= International commodity agreement =

An international commodity agreement is an undertaking by a group of countries to stabilize trade, supplies, and prices of a commodity for the benefit of participating countries. An agreement usually involves a consensus on quantities traded, prices, and stock management. A number of international commodity agreements serve solely as forums for information exchange, analysis, and policy discussion.

As of 2023, the United States participates in one commodity trade agreement: the International Tropical Timber Agreement. The agreement establishes an intergovernmental organization with a governing council. The Office of the United States Trade Representative leads US participation in this agreement.

==International Coffee Agreement==
The International Coffee Organization (ICO) is the main intergovernmental organization for coffee. ICO exporting members account for more than 97% of world coffee production, and its importing Members, are responsible for around 80% of world coffee consumption. The ICO makes a practical contribution to the world coffee economy and to the improvement of living standards in developing countries by facilitating intergovernmental consultation and coordination regarding coffee policies and priorities, by encouraging a sustainable world coffee economy, by initiating coffee development projects to add value and improve marketing, by increasing world coffee consumption through innovative market development activities, by promoting the improvement of coffee quality, by working closely with the global coffee industry through a 16-member Private Sector Consultative Board, and by ensuring transparency in the coffee market with objective and comprehensive information on the world coffee sector by means of statistics and market studies.

The United States led efforts circa 2007 to renegotiate the ICA, resulting in the adoption of the seventh International Coffee Agreement (ICA 2007) by the International Coffee Council on September 28, 2007. The new ICA is designed to enhance the ICO's role as a forum for intergovernmental consultations, to increase its contributions to meaningful market information and market transparency, and to ensure that the organization plays a unique role in developing innovative and effective capacity building in the coffee sector. Among the features of the new agreement is a first-ever "Consultative Forum on Coffee Sector Finance" to promote the development and dissemination of innovations and best practices that can enable coffee producers to better manage financial aspects of the inherent volatility and risks associated with competitive and evolving markets. Other notable changes include expanding the organization's work in providing relevant statistical and market information and strengthening efforts to develop, review, and implement capacity building projects that are particularly important to small-scale farmers in key developing country trading partners.
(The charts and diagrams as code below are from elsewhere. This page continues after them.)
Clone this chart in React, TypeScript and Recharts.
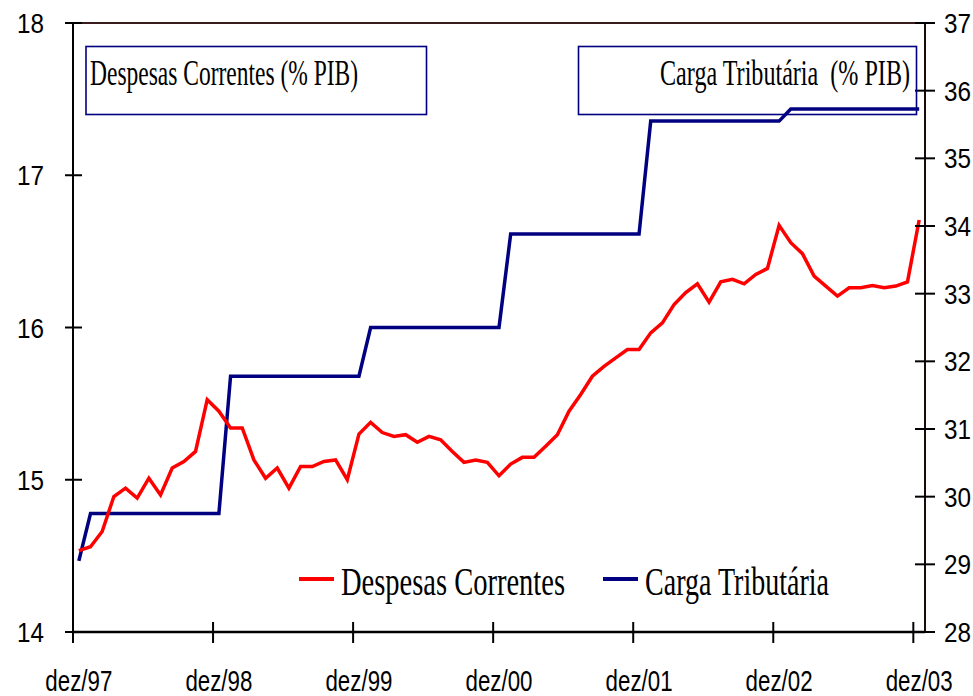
import React from 'react';
import { LineChart, Line, XAxis, YAxis, Legend, ReferenceLine } from 'recharts';

// ---- data ----
const xTickLabels = ['dez/97', 'dez/98', 'dez/99', 'dez/00', 'dez/01', 'dez/02', 'dez/03'];

const despesasCorrentes = [
  14.535, 14.56, 14.66, 14.89, 14.945, 14.88, 15.01, 14.9, 15.077, 15.12, 15.186, 15.526,
  15.45, 15.34, 15.34, 15.13, 15.01, 15.077, 14.945, 15.087, 15.087, 15.12, 15.13, 15.0,
  15.3, 15.377, 15.31, 15.285, 15.296, 15.246, 15.285, 15.263, 15.186, 15.114, 15.13, 15.114,
  15.026, 15.103, 15.147, 15.147, 15.22, 15.296, 15.45, 15.56, 15.68, 15.745, 15.8, 15.855,
  15.855, 15.965, 16.03, 16.15, 16.23, 16.287, 16.166, 16.3, 16.316, 16.287, 16.349, 16.388,
  16.671, 16.557, 16.485, 16.338, 16.272, 16.206, 16.261, 16.261, 16.276, 16.261, 16.272, 16.3,
  16.706,
];

const cargaTributaria = [
  29.05, 29.75, 29.75, 29.75, 29.75, 29.75, 29.75, 29.75, 29.75, 29.75, 29.75, 29.75,
  29.75, 31.78, 31.78, 31.78, 31.78, 31.78, 31.78, 31.78, 31.78, 31.78, 31.78, 31.78,
  31.78, 32.5, 32.5, 32.5, 32.5, 32.5, 32.5, 32.5, 32.5, 32.5, 32.5, 32.5,
  32.5, 33.88, 33.88, 33.88, 33.88, 33.88, 33.88, 33.88, 33.88, 33.88, 33.88, 33.88,
  33.88, 35.55, 35.55, 35.55, 35.55, 35.55, 35.55, 35.55, 35.55, 35.55, 35.55, 35.55,
  35.55, 35.73, 35.73, 35.73, 35.73, 35.73, 35.73, 35.73, 35.73, 35.73, 35.73, 35.73,
  35.73,
];

const leftTicks = [14, 15, 16, 17, 18];
const rightTicks = [28, 29, 30, 31, 32, 33, 34, 35, 36, 37];
const seriesNames = ['Despesas Correntes', 'Carga Tributária'];
const boxTitles = ['Despesas Correntes (% PIB)', 'Carga Tributária  (% PIB)'];

const data = despesasCorrentes.map((v, i) => ({ i, desp: v, carga: cargaTributaria[i] }));
const N = data.length;
const xTickValues = xTickLabels.map((_, k) => k * 12 - 0.5);

// ---- layout ----
const W = 973;
const H = 696;
const LEFT_W = 73;
const RIGHT_W = 48;
const TOP = 23;
const X_H = 64;
const PLOT_W = W - LEFT_W - RIGHT_W;
const HALF_BAND = PLOT_W / N / 2;
const SANS = '"Liberation Sans", Arial, sans-serif';
const SERIF = '"Liberation Serif", "Times New Roman", serif';
const RED = '#ff0000';
const NAVY = '#000080';

// Text squeezed horizontally (the reference uses narrow, tall glyphs)
const NarrowText = (p: any) => {
  const { x, y, sx, len, anchor = 'start', family, size, children, preserve } = p;
  return (
    <text transform={`translate(${x},${y}) scale(${sx},1)`} x={0} y={0} textAnchor={anchor}
      fontFamily={family} fontSize={size} fill="#000" textLength={len / sx}
      lengthAdjust="spacingAndGlyphs" {...(preserve ? { xmlSpace: 'preserve' } : {})}>
      {children}
    </text>
  );
};

const LeftTick = (props: any) => {
  const { x, y, payload } = props;
  return (
    <g>
      <line x1={x - 8} x2={x + 9} y1={y} y2={y} stroke="#000" strokeWidth={2} />
      <NarrowText x={x - 29} y={y + 10} anchor="end" sx={0.87} len={27} family={SANS} size={28}>
        {String(payload.value)}
      </NarrowText>
    </g>
  );
};

const RightTick = (props: any) => {
  const { x, y, payload } = props;
  return (
    <g>
      <line x1={x - 10} x2={x + 10} y1={y} y2={y} stroke="#000" strokeWidth={2} />
      <NarrowText x={x + 19} y={y + 10} anchor="start" sx={0.87} len={27} family={SANS} size={28}>
        {String(payload.value)}
      </NarrowText>
    </g>
  );
};

const BottomTick = (props: any) => {
  const { x, y, index } = props;
  return (
    <g>
      <line x1={x} x2={x} y1={y - 10} y2={y + 11} stroke="#000" strokeWidth={2} />
      <NarrowText x={x + HALF_BAND} y={y + 59} anchor="middle" sx={0.77} len={67} family={SANS} size={29}>
        {xTickLabels[index]}
      </NarrowText>
    </g>
  );
};

const legendLayout = [
  { lineX: 299, textX: 341, textLen: 224, sx: 0.713 },
  { lineX: 603, textX: 645, textLen: 184, sx: 0.693 },
];

const renderLegend = (props: any) => {
  const payload = props.payload || [];
  return (
    <svg width={W} height={60} style={{ display: 'block' }}>
      {payload.map((p: any, k: number) => {
        const l = legendLayout[k] || legendLayout[0];
        return (
          <g key={k}>
            <line x1={l.lineX} x2={l.lineX + 35} y1={29} y2={29} stroke={p.color} strokeWidth={4} />
            <NarrowText x={l.textX} y={45} sx={l.sx} len={l.textLen} family={SERIF} size={40}>
              {p.value}
            </NarrowText>
          </g>
        );
      })}
    </svg>
  );
};

export default function App() {
  return (
    <div style={{ position: 'absolute', left: 0, top: 0, width: W, height: H, background: '#fff', overflow: 'hidden' }}>
      <LineChart width={W} height={H} data={data} margin={{ top: TOP, right: 0, bottom: 0, left: 0 }}>
        <XAxis dataKey="i" type="number" domain={[-0.5, N - 0.5]} ticks={xTickValues} interval={0}
          height={X_H} tickSize={0} tickMargin={0} tickLine={false}
          axisLine={{ stroke: '#000', strokeWidth: 2.5 }} tick={<BottomTick />} />
        <YAxis yAxisId="left" orientation="left" domain={[14, 18]} ticks={leftTicks} interval={0}
          width={LEFT_W} tickSize={0} tickMargin={0} tickLine={false}
          axisLine={{ stroke: '#000', strokeWidth: 2 }} tick={<LeftTick />} />
        <YAxis yAxisId="right" orientation="right" domain={[28, 37]} ticks={rightTicks} interval={0}
          width={RIGHT_W} tickSize={0} tickMargin={0} tickLine={false}
          axisLine={{ stroke: '#1a0a0a', strokeWidth: 2 }} tick={<RightTick />} />
        <ReferenceLine yAxisId="left" y={18} stroke="#3a1c1c" strokeWidth={2} />
        <Line yAxisId="right" type="linear" dataKey="carga" name={seriesNames[1]} stroke={NAVY}
          strokeWidth={3.5} dot={false} activeDot={false} isAnimationActive={false} />
        <Line yAxisId="left" type="linear" dataKey="desp" name={seriesNames[0]} stroke={RED}
          strokeWidth={3.5} dot={false} activeDot={false} isAnimationActive={false} />
        <Legend verticalAlign="middle" align="center" layout="horizontal"
          wrapperStyle={{ left: 0, top: 550, width: W, height: 60 }}
          content={(p: any) => renderLegend({ payload: [...(p.payload || [])].sort((a: any, b: any) => seriesNames.indexOf(a.value) - seriesNames.indexOf(b.value)) })} />
      </LineChart>
      <svg width={W} height={H} style={{ position: 'absolute', left: 0, top: 0, pointerEvents: 'none' }}>
        <rect x={86} y={46.5} width={340.5} height={68} fill="none" stroke={NAVY} strokeWidth={1.6} />
        <NarrowText x={90} y={85} sx={0.652} len={268} family={SERIF} size={36}>{boxTitles[0]}</NarrowText>
        <rect x={578.5} y={46.5} width={338} height={68} fill="none" stroke={NAVY} strokeWidth={1.6} />
        <NarrowText x={910} y={85} anchor="end" sx={0.665} len={250} family={SERIF} size={36} preserve>
          {boxTitles[1]}
        </NarrowText>
      </svg>
    </div>
  );
}
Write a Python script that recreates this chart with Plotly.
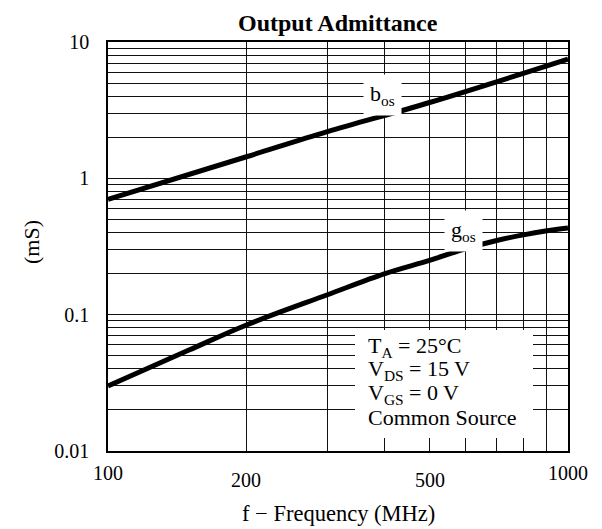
import math
import plotly.graph_objects as go

# Data
freq_b = [100, 200, 300, 500, 1000]
b_os = [0.70, 1.44, 2.2, 3.6, 7.5]

freq_g = [100, 150, 200, 300, 400, 500, 600, 700, 800, 900, 1000]
g_os = [0.030, 0.055, 0.084, 0.14, 0.20, 0.25, 0.305, 0.35, 0.385, 0.412, 0.432]

x_grid = [100, 200, 300, 400, 500, 600, 700, 800, 900, 1000]
x_labels = ["100", "200", "500", "1000"]
x_label_vals = [100, 200, 500, 1000]
x_label_shift = [-22, -29, -29, -22]

y_grid = [m * 10 ** e for e in (-2, -1, 0) for m in range(1, 10)] + [10]
y_label_vals = [0.01, 0.1, 1, 10]
y_labels = ["0.01", "0.1", "1", "10"]

cond_lines = ["T<sub>A</sub> = 25°C", "V<sub>DS</sub> = 15 V",
              "V<sub>GS</sub> = 0 V", "Common Source"]

FONT = "Liberation Serif"

fig = go.Figure()
fig.add_trace(go.Scatter(x=freq_b, y=b_os, mode="lines",
                         line=dict(color="black", width=5, shape="spline"),
                         showlegend=False))
fig.add_trace(go.Scatter(x=freq_g, y=g_os, mode="lines",
                         line=dict(color="black", width=5, shape="spline"),
                         showlegend=False))

fig.update_xaxes(type="log", range=[2, 3], tickvals=x_grid,
                 ticktext=[""] * len(x_grid), showgrid=True,
                 gridcolor="#111", gridwidth=1.2, ticks="",
                 showline=True, linecolor="black", linewidth=1.5, mirror=True,
                 zeroline=False)
fig.update_yaxes(type="log", range=[-2, 1], tickvals=y_grid,
                 ticktext=[y_labels[y_label_vals.index(v)] if v in y_label_vals else "" for v in y_grid],
                 showgrid=True, gridcolor="#111", gridwidth=1.2, ticks="",
                 ticklabelstandoff=13,
                 tickfont=dict(family=FONT, size=20, color="black"),
                 showline=True, linecolor="black", linewidth=1.5, mirror=True,
                 zeroline=False)

for v, t, s in zip(x_label_vals, x_labels, x_label_shift):
    fig.add_annotation(x=math.log10(v), y=0, xref="x", yref="paper", text=t,
                       showarrow=False, yanchor="middle", yshift=s,
                       font=dict(family=FONT, size=20, color="black"))

# Curve labels with white background
fig.add_annotation(x=math.log10(396), y=math.log10(4.12), text="b<sub>os</sub>",
                   showarrow=False, bgcolor="white", borderpad=6,
                   font=dict(family=FONT, size=22, color="black"))
fig.add_annotation(x=math.log10(592), y=math.log10(0.41), text="g<sub>os</sub>",
                   showarrow=False, bgcolor="white", borderpad=6,
                   font=dict(family=FONT, size=22, color="black"))

# Conditions box
fig.add_shape(type="rect", xref="paper", yref="paper",
              x0=(355 - 108) / 460, x1=(533 - 108) / 460,
              y0=(451 - 438) / 409, y1=(451 - 330) / 409,
              fillcolor="white", line=dict(width=0), layer="above")
for i, t in enumerate(cond_lines):
    fig.add_annotation(xref="paper", yref="paper", x=(366 - 108) / 460,
                       y=(451 - (347 + 23.4 * i)) / 409, xanchor="left",
                       yanchor="middle", align="left", showarrow=False, text=t,
                       font=dict(family=FONT, size=22, color="black"))

# Titles
fig.add_annotation(xref="paper", yref="paper", x=0.5, y=1, yanchor="middle",
                   yshift=19, showarrow=False, text="<b>Output Admittance</b>",
                   font=dict(family=FONT, size=24, color="black"))
fig.add_annotation(xref="paper", yref="paper", x=0.5, y=0, yanchor="middle",
                   yshift=-62, showarrow=False, text="f − Frequency (MHz)",
                   font=dict(family=FONT, size=22.5, color="black"))
fig.add_annotation(xref="paper", yref="paper", x=0, xshift=-77, y=0.511,
                   xanchor="center", yanchor="middle",
                   showarrow=False, text="(mS)", textangle=-90,
                   font=dict(family=FONT, size=22, color="black"))

fig.update_layout(width=602, height=529,
                  margin=dict(l=108, r=34, t=42, b=78),
                  paper_bgcolor="white", plot_bgcolor="white",
                  showlegend=False)

fig.write_html("out.html")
==International Tropical Timber Agreement==
The International Tropical Timber Agreement (ITTA) is often described as a "hybrid" agreement because it combines a traditional commodity trade agreement with objectives that include sustainable management of tropical forests. The ITTA established the International Tropical Timber Organization (ITTO), an intergovernmental organization with 59 members who collectively account for about 80% of the world's tropical forests and 90% of the annual trade in tropical timber trade. The ITTO promotes market transparency by collecting, analyzing and disseminating data on the production and trade of tropical timber; assists in developing, funding and implementing projects and other activities to build capacity to sustainably manage and use tropical forests; and facilitates intergovernmental consultation and international co-operation on issues relating to the trade and utilization of tropical timber and the sustainable management of its resource base.

Negotiations for a successor agreement to the ITTA 1994 were concluded in 2006, and the new agreement (ITTA 2006) is expected to further strengthen efforts to promote tropical timber trade in the context of sustainable management of tropical forests.